§ **Problem details**
Make an exact copy of all the entries below, with the pictures left out.

§ **Data extracted from a collection**
== == ==

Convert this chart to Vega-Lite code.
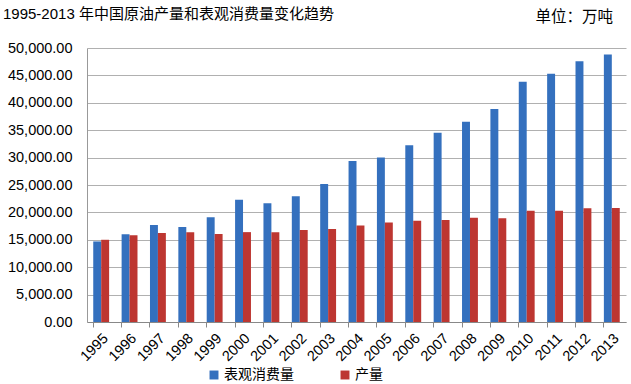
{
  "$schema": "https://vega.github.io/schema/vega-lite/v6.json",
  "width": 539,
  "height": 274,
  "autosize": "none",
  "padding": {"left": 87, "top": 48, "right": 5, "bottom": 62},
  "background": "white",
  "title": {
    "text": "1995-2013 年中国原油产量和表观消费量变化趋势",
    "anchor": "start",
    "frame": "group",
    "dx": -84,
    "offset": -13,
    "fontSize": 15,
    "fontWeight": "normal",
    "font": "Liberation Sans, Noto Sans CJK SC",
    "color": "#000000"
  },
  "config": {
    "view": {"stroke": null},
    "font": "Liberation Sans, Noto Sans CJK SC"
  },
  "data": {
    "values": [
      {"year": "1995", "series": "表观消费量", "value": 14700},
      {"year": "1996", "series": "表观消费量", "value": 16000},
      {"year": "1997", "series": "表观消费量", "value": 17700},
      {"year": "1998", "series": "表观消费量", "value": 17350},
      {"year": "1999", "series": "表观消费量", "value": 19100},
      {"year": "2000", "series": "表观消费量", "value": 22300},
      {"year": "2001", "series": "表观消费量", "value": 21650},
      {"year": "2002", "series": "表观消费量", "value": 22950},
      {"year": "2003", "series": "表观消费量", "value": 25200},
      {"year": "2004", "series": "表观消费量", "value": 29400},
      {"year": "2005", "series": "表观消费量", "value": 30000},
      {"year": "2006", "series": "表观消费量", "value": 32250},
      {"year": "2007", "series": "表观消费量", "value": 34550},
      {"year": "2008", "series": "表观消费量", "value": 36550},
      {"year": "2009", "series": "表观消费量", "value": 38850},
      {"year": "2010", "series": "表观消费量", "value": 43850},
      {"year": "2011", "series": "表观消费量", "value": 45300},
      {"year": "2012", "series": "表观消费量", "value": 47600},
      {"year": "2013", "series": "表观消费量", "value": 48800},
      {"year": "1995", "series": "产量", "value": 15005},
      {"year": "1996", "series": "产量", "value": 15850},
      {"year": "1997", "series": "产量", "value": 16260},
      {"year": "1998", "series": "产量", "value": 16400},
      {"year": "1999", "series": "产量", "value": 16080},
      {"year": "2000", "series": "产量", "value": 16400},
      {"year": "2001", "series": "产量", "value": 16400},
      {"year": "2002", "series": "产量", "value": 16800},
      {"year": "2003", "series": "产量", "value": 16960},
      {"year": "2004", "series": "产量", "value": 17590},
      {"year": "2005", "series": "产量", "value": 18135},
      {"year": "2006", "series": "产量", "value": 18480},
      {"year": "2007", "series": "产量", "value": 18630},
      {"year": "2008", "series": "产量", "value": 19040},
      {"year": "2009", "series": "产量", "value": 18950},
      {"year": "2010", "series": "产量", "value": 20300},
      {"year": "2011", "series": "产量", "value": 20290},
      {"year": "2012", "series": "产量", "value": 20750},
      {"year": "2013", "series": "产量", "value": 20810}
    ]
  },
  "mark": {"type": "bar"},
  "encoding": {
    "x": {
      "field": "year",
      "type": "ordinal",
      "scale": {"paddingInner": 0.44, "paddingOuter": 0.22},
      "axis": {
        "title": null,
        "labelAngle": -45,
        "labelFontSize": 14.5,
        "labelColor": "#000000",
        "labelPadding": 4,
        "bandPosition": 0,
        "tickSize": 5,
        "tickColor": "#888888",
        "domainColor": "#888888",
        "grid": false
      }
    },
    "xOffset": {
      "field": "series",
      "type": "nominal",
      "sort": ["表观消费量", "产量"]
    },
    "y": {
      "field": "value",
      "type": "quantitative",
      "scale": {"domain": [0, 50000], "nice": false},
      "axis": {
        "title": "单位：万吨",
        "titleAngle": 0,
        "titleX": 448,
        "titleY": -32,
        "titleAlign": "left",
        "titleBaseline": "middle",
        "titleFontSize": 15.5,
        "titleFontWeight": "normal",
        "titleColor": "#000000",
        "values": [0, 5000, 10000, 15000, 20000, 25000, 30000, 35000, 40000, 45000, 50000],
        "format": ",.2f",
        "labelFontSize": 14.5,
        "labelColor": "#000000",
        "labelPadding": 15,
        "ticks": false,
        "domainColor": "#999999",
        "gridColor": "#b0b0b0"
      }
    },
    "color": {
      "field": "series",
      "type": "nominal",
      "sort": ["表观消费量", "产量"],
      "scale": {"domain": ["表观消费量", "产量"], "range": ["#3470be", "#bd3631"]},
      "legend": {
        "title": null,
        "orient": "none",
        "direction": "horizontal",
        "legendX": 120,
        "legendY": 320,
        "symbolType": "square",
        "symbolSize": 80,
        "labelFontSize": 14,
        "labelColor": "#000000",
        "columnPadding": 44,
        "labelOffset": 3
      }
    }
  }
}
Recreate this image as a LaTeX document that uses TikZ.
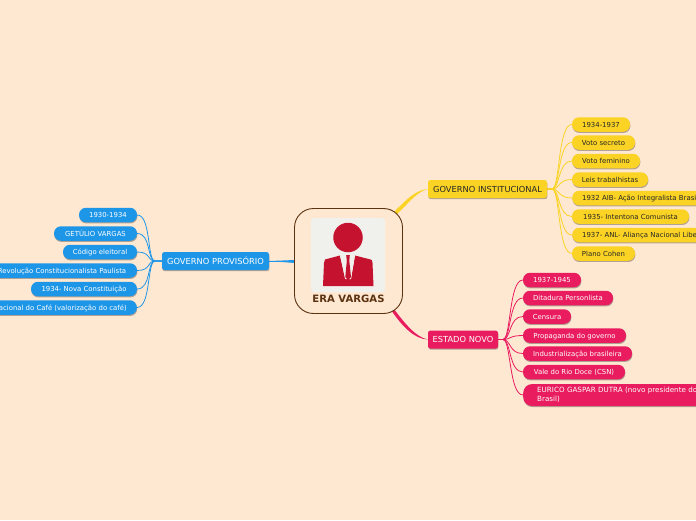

== == ==

§ **Result**
Convert this chart to Vega-Lite code.
{
  "$schema": "https://vega.github.io/schema/vega-lite/v6.json",
  "width": 539,
  "height": 274,
  "autosize": "none",
  "padding": {"left": 87, "top": 48, "right": 5, "bottom": 62},
  "background": "white",
  "title": {
    "text": "1995-2013 年中国原油产量和表观消费量变化趋势",
    "anchor": "start",
    "frame": "group",
    "dx": -84,
    "offset": -13,
    "fontSize": 15,
    "fontWeight": "normal",
    "font": "Liberation Sans, Noto Sans CJK SC",
    "color": "#000000"
  },
  "config": {
    "view": {"stroke": null},
    "font": "Liberation Sans, Noto Sans CJK SC"
  },
  "data": {
    "values": [
      {"year": "1995", "series": "表观消费量", "value": 14700},
      {"year": "1996", "series": "表观消费量", "value": 16000},
      {"year": "1997", "series": "表观消费量", "value": 17700},
      {"year": "1998", "series": "表观消费量", "value": 17350},
      {"year": "1999", "series": "表观消费量", "value": 19100},
      {"year": "2000", "series": "表观消费量", "value": 22300},
      {"year": "2001", "series": "表观消费量", "value": 21650},
      {"year": "2002", "series": "表观消费量", "value": 22950},
      {"year": "2003", "series": "表观消费量", "value": 25200},
      {"year": "2004", "series": "表观消费量", "value": 29400},
      {"year": "2005", "series": "表观消费量", "value": 30000},
      {"year": "2006", "series": "表观消费量", "value": 32250},
      {"year": "2007", "series": "表观消费量", "value": 34550},
      {"year": "2008", "series": "表观消费量", "value": 36550},
      {"year": "2009", "series": "表观消费量", "value": 38850},
      {"year": "2010", "series": "表观消费量", "value": 43850},
      {"year": "2011", "series": "表观消费量", "value": 45300},
      {"year": "2012", "series": "表观消费量", "value": 47600},
      {"year": "2013", "series": "表观消费量", "value": 48800},
      {"year": "1995", "series": "产量", "value": 15005},
      {"year": "1996", "series": "产量", "value": 15850},
      {"year": "1997", "series": "产量", "value": 16260},
      {"year": "1998", "series": "产量", "value": 16400},
      {"year": "1999", "series": "产量", "value": 16080},
      {"year": "2000", "series": "产量", "value": 16400},
      {"year": "2001", "series": "产量", "value": 16400},
      {"year": "2002", "series": "产量", "value": 16800},
      {"year": "2003", "series": "产量", "value": 16960},
      {"year": "2004", "series": "产量", "value": 17590},
      {"year": "2005", "series": "产量", "value": 18135},
      {"year": "2006", "series": "产量", "value": 18480},
      {"year": "2007", "series": "产量", "value": 18630},
      {"year": "2008", "series": "产量", "value": 19040},
      {"year": "2009", "series": "产量", "value": 18950},
      {"year": "2010", "series": "产量", "value": 20300},
      {"year": "2011", "series": "产量", "value": 20290},
      {"year": "2012", "series": "产量", "value": 20750},
      {"year": "2013", "series": "产量", "value": 20810}
    ]
  },
  "mark": {"type": "bar"},
  "encoding": {
    "x": {
      "field": "year",
      "type": "ordinal",
      "scale": {"paddingInner": 0.44, "paddingOuter": 0.22},
      "axis": {
        "title": null,
        "labelAngle": -45,
        "labelFontSize": 14.5,
        "labelColor": "#000000",
        "labelPadding": 4,
        "bandPosition": 0,
        "tickSize": 5,
        "tickColor": "#888888",
        "domainColor": "#888888",
        "grid": false
      }
    },
    "xOffset": {
      "field": "series",
      "type": "nominal",
      "sort": ["表观消费量", "产量"]
    },
    "y": {
      "field": "value",
      "type": "quantitative",
      "scale": {"domain": [0, 50000], "nice": false},
      "axis": {
        "title": "单位：万吨",
        "titleAngle": 0,
        "titleX": 448,
        "titleY": -32,
        "titleAlign": "left",
        "titleBaseline": "middle",
        "titleFontSize": 15.5,
        "titleFontWeight": "normal",
        "titleColor": "#000000",
        "values": [0, 5000, 10000, 15000, 20000, 25000, 30000, 35000, 40000, 45000, 50000],
        "format": ",.2f",
        "labelFontSize": 14.5,
        "labelColor": "#000000",
        "labelPadding": 15,
        "ticks": false,
        "domainColor": "#999999",
        "gridColor": "#b0b0b0"
      }
    },
    "color": {
      "field": "series",
      "type": "nominal",
      "sort": ["表观消费量", "产量"],
      "scale": {"domain": ["表观消费量", "产量"], "range": ["#3470be", "#bd3631"]},
      "legend": {
        "title": null,
        "orient": "none",
        "direction": "horizontal",
        "legendX": 120,
        "legendY": 320,
        "symbolType": "square",
        "symbolSize": 80,
        "labelFontSize": 14,
        "labelColor": "#000000",
        "columnPadding": 44,
        "labelOffset": 3
      }
    }
  }
}
Recreate this image as a LaTeX document that uses TikZ.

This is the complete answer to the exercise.